WORKPLACE / AUG. 26, 2014
version 4, draft 4

7 Ways Cutting Down on Work Can Increase Productivity

Time is an infinite resource. We’re all running out of time. We never have enough time. So with that in mind, people have come up with a number of ways of supposedly increasing the amount of time we can spend on work. The truth is this isn’t the right way to go about it. By working less we can make more time for ourselves later through productivity.

Let’s take a look at seven ways cutting down on work can increase productivity.

  1.       Stop Eating at Your Desk

Working through lunch gives the false illusion that you’re saving time. The sad truth is you’re only tiring yourself out at a faster rate. Lunchtime is a time to relax and recharge your batteries. You aren’t doing this if you eat lunch at your desk. This is why you’ll soon find yourself slowing down in the afternoon.

  1.       Pseudo Work

Work smart not hard is what some of the most successful people in the world live by. The fact of the matter is a lot of our time spent working is not time well spent. Shuffling papers and ‘thinking’ are actually two of the excuses used for procrastinating. If you work harder during the time you do work and take longer breaks, you’ll get more done and reclaim more valuable time.

  1.       The Grey Zone

The grey zone is a term we use for tackling problems without thinking about them. It’s something that can happen to anyone, whether they’ve confronted the problem many times before or for the first time. Instead of barrelling head on, take a step back and think about whether there’s a more efficient way to confront a task. The time spent on this now could save you huge chunks of time later on.

  1.       Work in Isolation

Studies have shown an interruption can mean it takes an average of 23 minutes for us to get back to work. These interruptions can be anything from a work colleague having a chat or a client giving you a call. Set an alone time period for half of the day. This is the time where you turn off the social media and nobody speaks to each other unless it’s genuinely important. Leave only the emergency numbers on. Over this half-day period, you’ll notice a lot more work gets done.

  1.       Deal with Menial Tasks Better

Menial tasks that pop up each day need to be dealt with in a better way. They’re responsible for consuming most of the time we have. Reduce the influence they have on you by delegating them or scheduling them for your least efficient hours. A good project management tool can make this task a lot easier!
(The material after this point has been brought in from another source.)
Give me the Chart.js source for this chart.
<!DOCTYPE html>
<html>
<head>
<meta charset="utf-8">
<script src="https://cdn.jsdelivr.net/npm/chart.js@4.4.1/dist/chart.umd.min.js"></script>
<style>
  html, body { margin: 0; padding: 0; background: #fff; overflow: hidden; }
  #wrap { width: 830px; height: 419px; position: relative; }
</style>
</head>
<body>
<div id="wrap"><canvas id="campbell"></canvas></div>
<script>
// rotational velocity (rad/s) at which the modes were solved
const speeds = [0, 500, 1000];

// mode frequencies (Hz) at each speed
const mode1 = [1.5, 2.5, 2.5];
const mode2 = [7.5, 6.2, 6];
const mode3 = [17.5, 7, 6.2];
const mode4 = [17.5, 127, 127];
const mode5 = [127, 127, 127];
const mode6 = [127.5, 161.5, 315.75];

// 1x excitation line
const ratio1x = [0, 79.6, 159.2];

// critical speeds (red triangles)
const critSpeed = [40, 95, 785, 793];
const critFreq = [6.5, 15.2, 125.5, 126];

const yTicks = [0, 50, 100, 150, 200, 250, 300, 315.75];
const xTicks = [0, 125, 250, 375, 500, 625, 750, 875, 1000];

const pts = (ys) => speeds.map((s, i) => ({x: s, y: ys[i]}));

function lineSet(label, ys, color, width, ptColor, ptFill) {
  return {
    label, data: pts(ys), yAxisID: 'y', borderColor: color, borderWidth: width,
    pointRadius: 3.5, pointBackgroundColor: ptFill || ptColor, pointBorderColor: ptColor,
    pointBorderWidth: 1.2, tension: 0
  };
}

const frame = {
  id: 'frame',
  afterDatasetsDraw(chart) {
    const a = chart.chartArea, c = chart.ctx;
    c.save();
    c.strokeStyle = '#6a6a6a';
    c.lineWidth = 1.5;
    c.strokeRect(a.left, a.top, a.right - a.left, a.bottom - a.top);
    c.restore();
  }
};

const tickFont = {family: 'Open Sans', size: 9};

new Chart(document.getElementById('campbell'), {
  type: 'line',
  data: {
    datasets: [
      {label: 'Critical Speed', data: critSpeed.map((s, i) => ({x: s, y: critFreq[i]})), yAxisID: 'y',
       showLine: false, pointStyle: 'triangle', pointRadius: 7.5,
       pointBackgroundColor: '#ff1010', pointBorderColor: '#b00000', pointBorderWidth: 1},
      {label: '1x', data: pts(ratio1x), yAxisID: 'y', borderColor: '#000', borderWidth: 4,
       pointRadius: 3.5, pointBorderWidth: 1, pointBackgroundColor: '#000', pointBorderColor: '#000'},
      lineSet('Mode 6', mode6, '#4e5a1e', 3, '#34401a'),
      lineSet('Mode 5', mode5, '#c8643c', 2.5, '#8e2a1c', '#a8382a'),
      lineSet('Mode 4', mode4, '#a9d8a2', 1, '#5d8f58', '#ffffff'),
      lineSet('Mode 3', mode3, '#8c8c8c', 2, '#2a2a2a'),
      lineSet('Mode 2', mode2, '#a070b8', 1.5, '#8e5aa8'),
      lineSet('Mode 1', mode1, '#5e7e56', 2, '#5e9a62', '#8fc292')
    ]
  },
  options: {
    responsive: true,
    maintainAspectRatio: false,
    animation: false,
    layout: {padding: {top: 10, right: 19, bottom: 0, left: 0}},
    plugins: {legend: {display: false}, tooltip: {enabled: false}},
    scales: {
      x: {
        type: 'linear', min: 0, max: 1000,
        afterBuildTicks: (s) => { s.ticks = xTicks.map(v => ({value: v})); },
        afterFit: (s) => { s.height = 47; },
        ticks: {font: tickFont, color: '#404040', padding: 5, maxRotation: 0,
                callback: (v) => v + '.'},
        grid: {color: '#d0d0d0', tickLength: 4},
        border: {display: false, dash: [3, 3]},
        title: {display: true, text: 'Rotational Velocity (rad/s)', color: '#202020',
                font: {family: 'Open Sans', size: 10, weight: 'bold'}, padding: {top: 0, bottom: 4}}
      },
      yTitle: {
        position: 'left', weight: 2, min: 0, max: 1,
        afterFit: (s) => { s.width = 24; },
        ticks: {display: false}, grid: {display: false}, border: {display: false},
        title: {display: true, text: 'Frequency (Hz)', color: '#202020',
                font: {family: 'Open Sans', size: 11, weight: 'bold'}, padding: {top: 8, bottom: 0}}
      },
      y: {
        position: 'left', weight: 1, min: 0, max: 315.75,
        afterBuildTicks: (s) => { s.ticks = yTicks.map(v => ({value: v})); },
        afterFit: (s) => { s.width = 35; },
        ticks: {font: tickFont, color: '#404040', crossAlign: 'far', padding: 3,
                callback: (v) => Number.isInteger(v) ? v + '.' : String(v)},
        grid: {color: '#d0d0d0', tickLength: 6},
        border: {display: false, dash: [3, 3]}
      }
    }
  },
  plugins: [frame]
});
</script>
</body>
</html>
  1.       The Distraction Chair

The distraction chair is a fancy term for separating your work life and your leisure life. If you want to mess around online or deal with those distractions, do it in the distraction chair. Make sure your work desk is dedicated to work and work only. You can do this by sitting down and physically blocking yourself from any and all distractions.

  1.       Selectively Waste Your Time

Strangely enough, getting distracted now can lead to more productivity later on. Willpower takes up valuable energy. If you’re constantly forcing yourself to work all day every day, you’re going to drain yourself of willpower. By allowing yourself to do something fun every now and again during the working day, you can save up that energy for later on.

It depends on your routine as to how you waste your time. Some people prefer to work for an hour and do what they want for a half-hour, for example. Others may prefer to work 50 minutes and give themselves 10 minutes off. It’s entirely up to you!